Antitumor response induced by NY‐ESO‐1‐expressing artificial adjuvant cells (aAVC‐NY‐ESO‐1). Antitumor response was evaluated in a prophylactic and a therapeutic vaccination model. A, Mice were immunized with 5 × 10⁵ aAVC‐OVA i.v. or OVA peptide plus complete Freund’s adjuvant (CFA) and challenged with 1 × 10⁵ MO4 s.c. at day 14 (d14). (n = 5‐6 per group, mean ± SEM). *P < .001. ns, not significant (Mann‐Whitney). MO4, black; CFA/OVApep, blue; aAVC‐OVA, red.

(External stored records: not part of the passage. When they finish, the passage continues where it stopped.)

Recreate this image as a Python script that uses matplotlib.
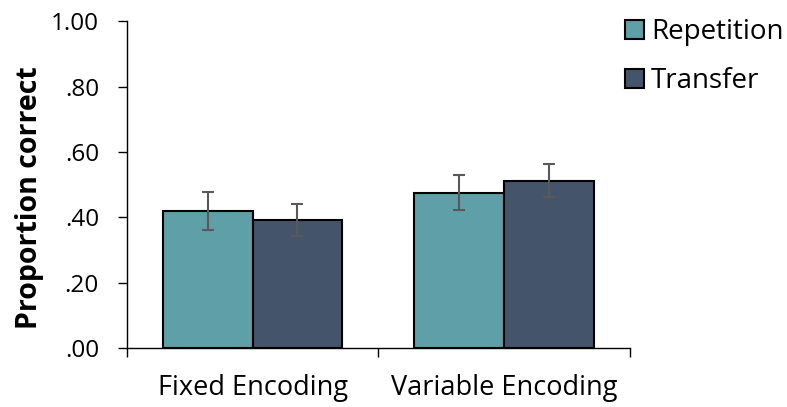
import matplotlib.pyplot as plt
import numpy as np

# datos
categorias = ["Fixed Encoding", "Variable Encoding"]
series = ["Repetition", "Transfer"]
repeticion = [0.419, 0.475]
transferencia = [0.392, 0.512]
err_rep = [0.057, 0.053]
err_tra = [0.050, 0.050]
colores = ["#5f9fa8", "#44546a"]

plt.rcParams['font.family'] = ['Open Sans', 'DejaVu Sans']

fig = plt.figure(figsize=(7.87, 4.07), dpi=100)
ax = fig.add_axes([0.161, 0.145, 0.6395, 0.803])

x = np.arange(len(categorias))
ancho = 0.357

ax.bar(x - ancho / 2, repeticion, ancho, color=colores[0], edgecolor="black",
       linewidth=1.5, label=series[0], zorder=2)
ax.bar(x + ancho / 2, transferencia, ancho, color=colores[1], edgecolor="black",
       linewidth=1.5, label=series[1], zorder=2)
ax.errorbar(x - ancho / 2, repeticion, yerr=err_rep, fmt="none", ecolor="#595959",
            elinewidth=1.5, capsize=4, capthick=1.5, zorder=3)
ax.errorbar(x + ancho / 2, transferencia, yerr=err_tra, fmt="none", ecolor="#595959",
            elinewidth=1.5, capsize=4, capthick=1.5, zorder=3)

ax.set_xlim(-0.5, 1.5)
ax.set_ylim(0, 1.0)
ax.set_yticks(np.arange(0, 1.01, 0.2))
ax.set_yticklabels(["1.00" if v >= 0.999 else ("%.2f" % v)[1:] for v in np.arange(0, 1.01, 0.2)])

ax.set_xticks(x)
ax.set_xticklabels(categorias)
ax.tick_params(axis="x", length=0, pad=19, labelsize=19.5)
ax.set_xticks([-0.5, 0.5, 1.5], minor=True)
ax.tick_params(axis="x", which="minor", length=6.5, width=1)
ax.tick_params(axis="y", length=6.5, width=1, labelsize=17.5, pad=13.5)

for s in ["top", "right"]:
    ax.spines[s].set_visible(False)
ax.spines["left"].set_linewidth(1)
ax.spines["bottom"].set_linewidth(1)

ax.set_ylabel("Proportion correct", fontsize=20.5, fontweight="bold")
ax.yaxis.set_label_coords(-0.165, 0.459)

fig.legend(loc="upper left", bbox_to_anchor=(0.7625, 1.017), frameon=False,
           fontsize=20, handlelength=0.68, handleheight=0.68, handletextpad=0.25,
           labelspacing=0.75)

fig.savefig("out.png", dpi=100)
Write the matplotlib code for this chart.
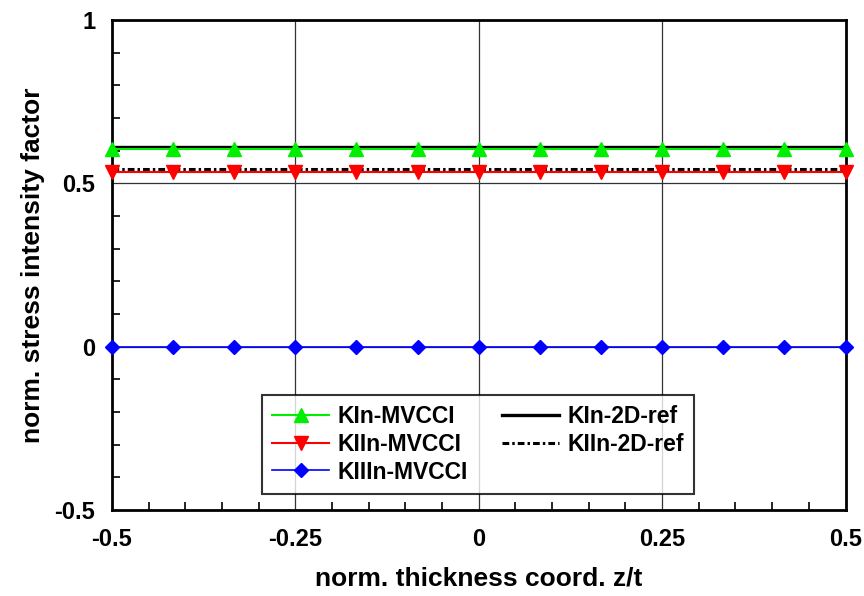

B, Mice were inoculated with 5 × 10⁵ MO4 s.c. and treated with 5 × 10⁵ aAVC‐OVA or OVA peptide plus CFA on d10. Tumor size was measured at the indicated time points (n = 5‐6 per group, mean ± SEM). **P < .01 (Mann‐Whitney). MO4, black; CFA/OVApep, blue; aAVC‐OVA, red. C, D, Mice were immunized with 5 × 10⁵ aAVC‐NY‐ESO‐1 i.v. and challenged with 1 × 10⁵ NY‐ESO‐1‐expressing B16 (B16‐NY‐ESO‐1) (C, left) or B16 (C, right) s.c. at d14 (n = 7‐8 per group, mean ± SEM). *P < .001. ns, not significant (Mann‐Whitney). B16 or B16‐NY‐ESO‐1, black; aAVC‐NY‐ESO‐1, red. D, Mice were inoculated with 2 × 10⁵ B16‐NY‐ESO‐1 s.c. and treated with 5 × 10⁵ aAVC‐NY‐ESO‐1 on d10. Tumor size was measured at the indicated time points (n = 6‐7 per group, mean ± SEM). **P < .01 (Mann‐Whitney). B16 or B16‐NY‐ESO‐1, black; aAVC‐NY‐ESO‐1, red

FIGURE 5

Human T cell activation by dendritic cells in NOG mice immunized with human NY‐ESO‐1‐expressing artificial adjuvant cells (aAVC‐NY‐ESO‐1). A, Human aAVC‐NY‐ESO‐1 were established by loading HEK293sf cells with α‐galactosylceramide (α‐GalCer) and coelectroporation with NY‐ESO‐1 as well as human CD1d mRNA. Recombinant NY‐ESO‐1 protein expression in aAVC‐NY‐ESO‐1 (left) and hCD1d expression (right). B, α‐GalCer presentation by human aAVC‐NY‐ESO‐1. Human natural killer T (NKT) cells were cocultured with HEK293sf or aAVC‐NY‐ESO‐1 for 24 h. Interferon‐γ (IFN‐γ) production was analyzed by ELISA (n = 4 per group, mean ± SEM). *P < .05 (Mann‐Whitney). C, Activation of NKT cells by human type aAVC‐NY‐ESO‐1 in C57BL/6 mice. Mice were immunized with 5 × 10⁵ aAVC‐NY‐ESO‐1 i.v. Three days later, the frequency of invariant NKT (iNKT) cells in the spleen was analyzed by flow cytometry. D, CD8⁺ T cell activation in humanized mice. NY‐ESO‐1 TCR‐T cells, NKT cells, and dendritic cells (DCs) were prepared from the same HLA‐A2⁺ healthy donor. The treatment protocol is shown. These T cells (NY‐ESO‐1 TCR‐T) were labeled with carboxyfluorescein succinimidyl ester (CFSE) and injected into NOG mice. Three hours later, monocyte‐derived immature DCs (imDC) and iNKT cells were transferred, together with or without aAVC‐NY‐ESO‐1. Five days later, the proliferation of NY‐ESO‐1 TCR‐T cells was evaluated by flow cytometry. Histograms from one representative donor are shown (n = 3)